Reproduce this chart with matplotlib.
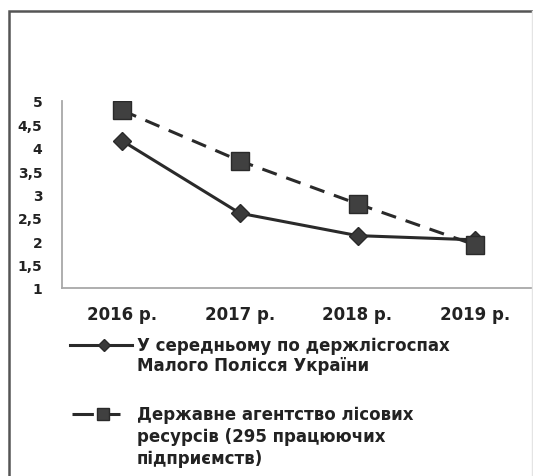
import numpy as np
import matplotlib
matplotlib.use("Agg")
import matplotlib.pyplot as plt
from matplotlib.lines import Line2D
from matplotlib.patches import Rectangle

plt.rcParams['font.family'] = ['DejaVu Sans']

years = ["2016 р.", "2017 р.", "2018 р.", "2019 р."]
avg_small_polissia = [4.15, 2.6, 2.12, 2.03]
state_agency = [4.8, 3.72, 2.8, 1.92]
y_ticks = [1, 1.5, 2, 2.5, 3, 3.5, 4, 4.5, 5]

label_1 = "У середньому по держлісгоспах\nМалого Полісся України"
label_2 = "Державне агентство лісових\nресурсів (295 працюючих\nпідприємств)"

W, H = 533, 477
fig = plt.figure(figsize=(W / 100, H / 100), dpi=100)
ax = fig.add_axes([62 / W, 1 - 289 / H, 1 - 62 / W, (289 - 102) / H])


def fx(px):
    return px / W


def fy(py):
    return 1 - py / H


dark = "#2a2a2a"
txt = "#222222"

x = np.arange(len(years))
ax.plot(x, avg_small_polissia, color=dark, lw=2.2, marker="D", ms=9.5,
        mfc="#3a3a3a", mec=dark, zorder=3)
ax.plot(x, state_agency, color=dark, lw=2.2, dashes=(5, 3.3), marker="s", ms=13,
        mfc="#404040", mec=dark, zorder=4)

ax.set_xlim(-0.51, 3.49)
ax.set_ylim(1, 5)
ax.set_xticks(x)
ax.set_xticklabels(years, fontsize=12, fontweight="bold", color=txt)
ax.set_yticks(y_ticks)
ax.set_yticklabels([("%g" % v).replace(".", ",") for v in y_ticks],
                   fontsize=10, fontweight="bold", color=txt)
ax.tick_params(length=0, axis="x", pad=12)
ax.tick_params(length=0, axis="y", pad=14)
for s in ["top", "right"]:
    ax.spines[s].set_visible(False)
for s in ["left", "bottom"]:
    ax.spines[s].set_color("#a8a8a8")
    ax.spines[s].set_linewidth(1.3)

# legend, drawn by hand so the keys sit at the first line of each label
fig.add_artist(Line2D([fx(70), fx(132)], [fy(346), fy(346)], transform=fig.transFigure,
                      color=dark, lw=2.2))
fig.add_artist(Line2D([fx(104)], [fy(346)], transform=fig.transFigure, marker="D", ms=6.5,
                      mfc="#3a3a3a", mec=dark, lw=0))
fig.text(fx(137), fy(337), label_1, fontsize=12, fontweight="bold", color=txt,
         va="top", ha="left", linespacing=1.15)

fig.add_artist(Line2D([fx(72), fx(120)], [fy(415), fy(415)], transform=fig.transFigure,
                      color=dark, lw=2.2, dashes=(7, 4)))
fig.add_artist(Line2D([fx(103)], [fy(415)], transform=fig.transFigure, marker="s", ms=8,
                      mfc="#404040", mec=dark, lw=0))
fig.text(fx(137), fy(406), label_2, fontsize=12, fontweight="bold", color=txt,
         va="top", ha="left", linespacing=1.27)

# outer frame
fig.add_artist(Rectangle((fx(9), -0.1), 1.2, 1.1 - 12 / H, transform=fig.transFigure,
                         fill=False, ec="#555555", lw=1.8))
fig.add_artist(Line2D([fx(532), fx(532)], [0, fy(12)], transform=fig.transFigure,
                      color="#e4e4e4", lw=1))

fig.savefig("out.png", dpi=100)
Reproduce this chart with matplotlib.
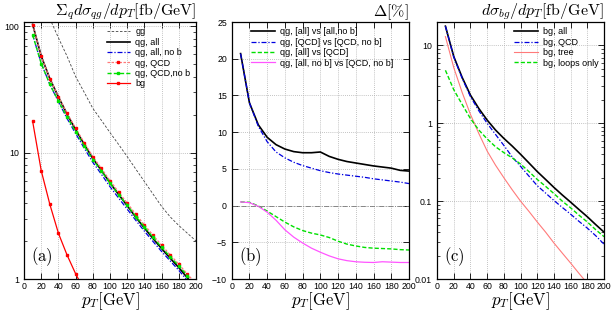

###

Omit the pictures and give the material again, exactly and in full.

Result of the task
Reproduce this chart with matplotlib.
import numpy as np
import matplotlib
matplotlib.use("Agg")
import matplotlib.pyplot as plt
from matplotlib.lines import Line2D
from matplotlib.patches import Rectangle

plt.rcParams['font.family'] = ['DejaVu Sans']

years = ["2016 р.", "2017 р.", "2018 р.", "2019 р."]
avg_small_polissia = [4.15, 2.6, 2.12, 2.03]
state_agency = [4.8, 3.72, 2.8, 1.92]
y_ticks = [1, 1.5, 2, 2.5, 3, 3.5, 4, 4.5, 5]

label_1 = "У середньому по держлісгоспах\nМалого Полісся України"
label_2 = "Державне агентство лісових\nресурсів (295 працюючих\nпідприємств)"

W, H = 533, 477
fig = plt.figure(figsize=(W / 100, H / 100), dpi=100)
ax = fig.add_axes([62 / W, 1 - 289 / H, 1 - 62 / W, (289 - 102) / H])


def fx(px):
    return px / W


def fy(py):
    return 1 - py / H


dark = "#2a2a2a"
txt = "#222222"

x = np.arange(len(years))
ax.plot(x, avg_small_polissia, color=dark, lw=2.2, marker="D", ms=9.5,
        mfc="#3a3a3a", mec=dark, zorder=3)
ax.plot(x, state_agency, color=dark, lw=2.2, dashes=(5, 3.3), marker="s", ms=13,
        mfc="#404040", mec=dark, zorder=4)

ax.set_xlim(-0.51, 3.49)
ax.set_ylim(1, 5)
ax.set_xticks(x)
ax.set_xticklabels(years, fontsize=12, fontweight="bold", color=txt)
ax.set_yticks(y_ticks)
ax.set_yticklabels([("%g" % v).replace(".", ",") for v in y_ticks],
                   fontsize=10, fontweight="bold", color=txt)
ax.tick_params(length=0, axis="x", pad=12)
ax.tick_params(length=0, axis="y", pad=14)
for s in ["top", "right"]:
    ax.spines[s].set_visible(False)
for s in ["left", "bottom"]:
    ax.spines[s].set_color("#a8a8a8")
    ax.spines[s].set_linewidth(1.3)

# legend, drawn by hand so the keys sit at the first line of each label
fig.add_artist(Line2D([fx(70), fx(132)], [fy(346), fy(346)], transform=fig.transFigure,
                      color=dark, lw=2.2))
fig.add_artist(Line2D([fx(104)], [fy(346)], transform=fig.transFigure, marker="D", ms=6.5,
                      mfc="#3a3a3a", mec=dark, lw=0))
fig.text(fx(137), fy(337), label_1, fontsize=12, fontweight="bold", color=txt,
         va="top", ha="left", linespacing=1.15)

fig.add_artist(Line2D([fx(72), fx(120)], [fy(415), fy(415)], transform=fig.transFigure,
                      color=dark, lw=2.2, dashes=(7, 4)))
fig.add_artist(Line2D([fx(103)], [fy(415)], transform=fig.transFigure, marker="s", ms=8,
                      mfc="#404040", mec=dark, lw=0))
fig.text(fx(137), fy(406), label_2, fontsize=12, fontweight="bold", color=txt,
         va="top", ha="left", linespacing=1.27)

# outer frame
fig.add_artist(Rectangle((fx(9), -0.1), 1.2, 1.1 - 12 / H, transform=fig.transFigure,
                         fill=False, ec="#555555", lw=1.8))
fig.add_artist(Line2D([fx(532), fx(532)], [0, fy(12)], transform=fig.transFigure,
                      color="#e4e4e4", lw=1))

fig.savefig("out.png", dpi=100)
Reproduce this chart with matplotlib.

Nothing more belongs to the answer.